Cependant, pour Stéphane Lebrun, la vraie question est de savoir comment le sport est perçu dans l’Hexagone. “La France est un grand pays de sport, même si le haut niveau doit être davantage structuré”, allègue-t-il. Il reconnaît que le sport de masse est bien implanté, notamment à l’école, où de nombreuses associations sportives offrent aux jeunes un large éventail d’activités : “Franchement, dans les villes, ils peuvent choisir parmi 50 000 sports. Ils ont plein d’accès. Cependant, quand on arrive au niveau au-dessus, ça devient une faiblesse.”

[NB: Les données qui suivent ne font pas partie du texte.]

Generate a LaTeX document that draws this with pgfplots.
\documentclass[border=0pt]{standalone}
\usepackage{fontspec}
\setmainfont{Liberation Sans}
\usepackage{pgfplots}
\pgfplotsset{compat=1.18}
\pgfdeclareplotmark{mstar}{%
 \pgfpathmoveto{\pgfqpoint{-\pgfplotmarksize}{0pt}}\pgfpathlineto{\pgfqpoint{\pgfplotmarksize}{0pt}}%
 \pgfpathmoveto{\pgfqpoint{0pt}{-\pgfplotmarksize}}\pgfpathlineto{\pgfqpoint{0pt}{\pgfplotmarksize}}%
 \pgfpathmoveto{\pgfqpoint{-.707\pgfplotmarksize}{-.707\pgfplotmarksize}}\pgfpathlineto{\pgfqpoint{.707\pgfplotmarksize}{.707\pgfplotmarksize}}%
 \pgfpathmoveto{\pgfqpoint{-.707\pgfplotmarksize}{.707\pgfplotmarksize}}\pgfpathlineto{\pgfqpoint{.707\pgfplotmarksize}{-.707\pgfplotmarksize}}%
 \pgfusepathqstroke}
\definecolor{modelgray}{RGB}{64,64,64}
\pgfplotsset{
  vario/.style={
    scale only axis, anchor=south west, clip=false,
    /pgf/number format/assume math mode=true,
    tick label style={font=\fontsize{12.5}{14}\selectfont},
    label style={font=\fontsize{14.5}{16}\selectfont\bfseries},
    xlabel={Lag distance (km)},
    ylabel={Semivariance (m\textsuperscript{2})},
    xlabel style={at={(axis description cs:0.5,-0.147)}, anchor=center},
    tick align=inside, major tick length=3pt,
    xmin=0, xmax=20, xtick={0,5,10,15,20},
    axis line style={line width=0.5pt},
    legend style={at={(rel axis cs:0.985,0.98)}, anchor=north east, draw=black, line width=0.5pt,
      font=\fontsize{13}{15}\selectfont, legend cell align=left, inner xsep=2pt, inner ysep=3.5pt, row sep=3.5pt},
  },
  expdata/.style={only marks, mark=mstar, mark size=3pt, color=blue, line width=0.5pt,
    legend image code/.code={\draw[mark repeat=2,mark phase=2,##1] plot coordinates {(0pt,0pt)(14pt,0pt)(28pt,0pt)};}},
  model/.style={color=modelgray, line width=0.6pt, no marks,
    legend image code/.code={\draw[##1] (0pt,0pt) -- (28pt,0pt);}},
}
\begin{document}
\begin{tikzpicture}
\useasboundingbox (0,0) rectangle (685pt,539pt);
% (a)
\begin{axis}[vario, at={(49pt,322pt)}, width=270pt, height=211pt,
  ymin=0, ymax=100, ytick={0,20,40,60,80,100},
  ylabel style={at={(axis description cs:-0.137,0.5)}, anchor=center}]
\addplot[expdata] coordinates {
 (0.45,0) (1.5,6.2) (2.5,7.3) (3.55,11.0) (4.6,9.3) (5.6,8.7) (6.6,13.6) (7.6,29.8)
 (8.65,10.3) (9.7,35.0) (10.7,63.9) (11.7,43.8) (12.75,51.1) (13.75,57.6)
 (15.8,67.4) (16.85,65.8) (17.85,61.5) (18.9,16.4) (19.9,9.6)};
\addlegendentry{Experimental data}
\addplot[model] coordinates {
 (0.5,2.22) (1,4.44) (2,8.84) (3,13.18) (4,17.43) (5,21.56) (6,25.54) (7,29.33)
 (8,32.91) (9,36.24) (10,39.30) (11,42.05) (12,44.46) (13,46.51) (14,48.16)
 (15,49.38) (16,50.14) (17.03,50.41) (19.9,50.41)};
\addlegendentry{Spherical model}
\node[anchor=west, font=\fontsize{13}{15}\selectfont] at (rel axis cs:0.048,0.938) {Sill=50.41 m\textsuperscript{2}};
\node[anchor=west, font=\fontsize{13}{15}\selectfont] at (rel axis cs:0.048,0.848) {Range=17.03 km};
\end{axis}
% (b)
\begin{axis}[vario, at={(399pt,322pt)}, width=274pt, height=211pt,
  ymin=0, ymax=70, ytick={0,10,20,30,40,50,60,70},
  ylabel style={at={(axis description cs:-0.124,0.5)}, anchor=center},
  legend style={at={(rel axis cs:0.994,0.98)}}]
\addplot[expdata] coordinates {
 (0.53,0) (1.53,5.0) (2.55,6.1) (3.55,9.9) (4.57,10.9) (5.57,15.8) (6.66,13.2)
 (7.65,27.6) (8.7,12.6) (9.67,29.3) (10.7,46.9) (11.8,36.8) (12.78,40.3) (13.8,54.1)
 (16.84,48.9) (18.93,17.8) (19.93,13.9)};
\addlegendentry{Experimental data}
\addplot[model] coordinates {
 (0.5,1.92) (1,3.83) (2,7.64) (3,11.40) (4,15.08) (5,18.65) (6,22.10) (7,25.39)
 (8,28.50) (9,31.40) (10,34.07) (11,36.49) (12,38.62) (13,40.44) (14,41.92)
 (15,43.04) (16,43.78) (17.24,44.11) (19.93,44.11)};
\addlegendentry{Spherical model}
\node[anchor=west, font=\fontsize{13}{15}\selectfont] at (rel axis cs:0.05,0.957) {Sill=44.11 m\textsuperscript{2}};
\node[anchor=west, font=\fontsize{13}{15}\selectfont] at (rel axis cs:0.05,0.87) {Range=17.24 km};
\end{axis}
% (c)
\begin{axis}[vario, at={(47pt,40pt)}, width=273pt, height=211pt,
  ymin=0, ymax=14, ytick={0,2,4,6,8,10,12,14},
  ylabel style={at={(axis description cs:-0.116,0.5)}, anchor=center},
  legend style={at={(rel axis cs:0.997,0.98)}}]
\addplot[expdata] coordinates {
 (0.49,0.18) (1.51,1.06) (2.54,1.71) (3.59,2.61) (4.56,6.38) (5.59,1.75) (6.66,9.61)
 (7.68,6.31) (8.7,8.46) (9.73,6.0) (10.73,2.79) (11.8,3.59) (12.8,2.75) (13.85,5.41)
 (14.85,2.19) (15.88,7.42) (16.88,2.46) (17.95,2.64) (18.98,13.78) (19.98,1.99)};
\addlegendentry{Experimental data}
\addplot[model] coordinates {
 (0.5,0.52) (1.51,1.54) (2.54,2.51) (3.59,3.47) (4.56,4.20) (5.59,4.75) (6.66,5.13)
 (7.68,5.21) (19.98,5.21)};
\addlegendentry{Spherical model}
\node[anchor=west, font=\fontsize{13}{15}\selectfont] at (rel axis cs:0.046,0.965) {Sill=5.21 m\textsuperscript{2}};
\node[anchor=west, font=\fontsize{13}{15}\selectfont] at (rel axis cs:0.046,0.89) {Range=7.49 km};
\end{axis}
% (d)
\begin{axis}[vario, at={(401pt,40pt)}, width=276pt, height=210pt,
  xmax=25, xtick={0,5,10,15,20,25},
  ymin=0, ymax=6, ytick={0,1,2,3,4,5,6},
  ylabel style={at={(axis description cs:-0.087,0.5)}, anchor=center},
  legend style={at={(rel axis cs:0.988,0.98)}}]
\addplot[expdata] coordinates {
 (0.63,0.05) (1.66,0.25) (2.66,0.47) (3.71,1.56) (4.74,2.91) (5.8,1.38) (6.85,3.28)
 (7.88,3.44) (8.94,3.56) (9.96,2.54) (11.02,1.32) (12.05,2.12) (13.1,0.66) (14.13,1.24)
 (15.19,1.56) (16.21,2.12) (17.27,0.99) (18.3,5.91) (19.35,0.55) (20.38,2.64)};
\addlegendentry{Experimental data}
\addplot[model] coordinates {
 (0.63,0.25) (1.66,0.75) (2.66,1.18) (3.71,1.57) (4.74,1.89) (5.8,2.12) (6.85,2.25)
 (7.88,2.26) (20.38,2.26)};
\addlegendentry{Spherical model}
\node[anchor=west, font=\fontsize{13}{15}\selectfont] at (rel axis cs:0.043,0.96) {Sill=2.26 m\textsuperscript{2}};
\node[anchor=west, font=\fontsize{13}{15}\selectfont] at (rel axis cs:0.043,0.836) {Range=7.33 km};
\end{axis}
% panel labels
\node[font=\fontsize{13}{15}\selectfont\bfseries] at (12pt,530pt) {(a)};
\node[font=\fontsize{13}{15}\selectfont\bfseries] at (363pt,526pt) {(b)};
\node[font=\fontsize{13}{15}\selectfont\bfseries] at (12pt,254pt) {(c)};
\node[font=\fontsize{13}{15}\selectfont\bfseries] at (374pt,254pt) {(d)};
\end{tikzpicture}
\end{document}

Le défi de la professionnalisation
Le principal problème identifié par Stéphane Lebrun est le manque de professionnalisation dans le sport de haut niveau. Selon lui, la France se heurte à un véritable fossé entre le monde du sport amateur et celui de l’élite. “On sent qu’on est gérés comme des amateurs. C’est très complexe”, constate-t-il. Là où d’autres pays ont su créer des passerelles entre le sport et l’éducation, la France reste en retard.
Stéphane Lebrun insiste particulièrement sur la difficulté qu’éprouvent les jeunes athlètes entre 18 et 21 ans, une période charnière pour leur carrière. “Ce qui nous manque, c’est cet accès entre 18 ans et la professionnalisation, explique-t-il. Pour ces jeunes, il s’agit d’un véritable parcours du combattant. On oblige nos sportifs à choisir entre les études et leur passion. Il faut qu’on change, il faut les accompagner”.
Sport et éducation : deux mondes encore trop éloignés
Stéphane Lebrun souligne l’importance de créer des ponts solides entre le monde universitaire et le sport, à l’image des modèles scandinaves où la conciliation des études et du sport est mieux organisée. “Il y a un vrai lien entre ceux qui ont fait des études et ceux qui montent des sociétés. En France, on n’arrive pas à instaurer cela”, déplore-t-il.
Selon lui, l’État a un rôle central à jouer pour faciliter cette transition, notamment en soutenant les athlètes durant leur parcours universitaire. “Quand on voit des athlètes faire du crowdfunding parce qu’ils n’ont pas réussi à obtenir un sponsor, c’est hallucinant”, s’exclame Stéphane Lebrun. Dans les pays scandinaves, il est commun de voir des sportifs bénéficier d’un soutien aussi bien académique que sportif, un modèle qui devrait, selon lui, inspirer la France.
Quitter le monde amateur : une nécessité
L’aspect économique du sport en France est un autre point de faiblesse. Stéphane Lebrun évoque le désengagement progressif des collectivités locales et le manque d’investissement du secteur privé. “Les privés ne mettent pas d’argent. Quand on voit que l’on n’arrive pas à trouver de l’argent privé dans notre club… c’est une évidence”, regrette-t-il.
Il compare cette situation à celle de pays comme l’Allemagne, où l’économie du sport est bien plus développée. “Il faut créer ce lien entre le privé et le sport. En France, on a cette culture de l’amateurisme qui freine le développement”, affirme Stéphane Lebrun. Pour lui, cette absence de soutien économique freine non seulement la progression des athlètes, mais empêche aussi le développement global du sport de haut niveau.
Le statut des athlètes : un vide préoccupant
Un autre défi majeur évoqué par Stéphane Lebrun est l’absence de statut professionnel pour les athlètes. “Il n’y a pas de statut professionnel. Pour les pongistes, par exemple, il n’y a pas de reconnaissance. C’est compliqué”, explique-t-il. Ce vide statutaire empêche de nombreux sportifs d’accéder à des droits et à des aides qui leur permettraient de se consacrer pleinement à leur discipline.
“Quand on voit que des athlètes de haut niveau doivent jongler avec des petits boulots, cela nuit à leur performance”, déclare Stéphane Lebrun. Cette situation, où les athlètes peinent à subvenir à leurs besoins tout en poursuivant leur carrière sportive, pose la question de leur reconnaissance et de leur valorisation dans la société.